Anyway. The point of this story is that you see all sorts of strange things as you drive down the airport expressway. Once I saw a huge open-sided truck with hundreds of empty bottles tied to it, at least three times higher than the truck. The truck had gotten a flat tire and caught on fire – right in the middle of my off-ramp, no less. A passerby proffered a fire extinguisher, so the truck driver put out the fire, returned the extinguisher, started his engine and then limped down the exit. He didn’t even pull over to check his flat – just kept right on going. Once I saw a group of people walking, dragging their suitcases behind them (in the dip lane, at that!), headed toward the airport, which was 10 kilometers away. It’s also pretty common to see guys pull over and pee off the side of the road, always right around exit 6, for some reason.

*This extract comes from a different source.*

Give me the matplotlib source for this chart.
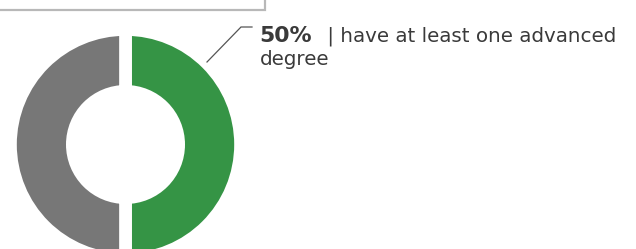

The worst was the time I was fighting traffic to get back on the expressway heading for home. In the middle of the 8-lane road, fighting traffic along with me, was a horse pulling a wooden cart stacked high with bricks. The horse’s leg muscles were straining as he tried to get traction on the asphalt and get his load moving. But every time he’d start up, some car would cut him off and his legs would backpedal as he tried to avoid getting hit. It made me want to cry, watching this poor bewildered beast try to negotiate city traffic while pulling an over-large load.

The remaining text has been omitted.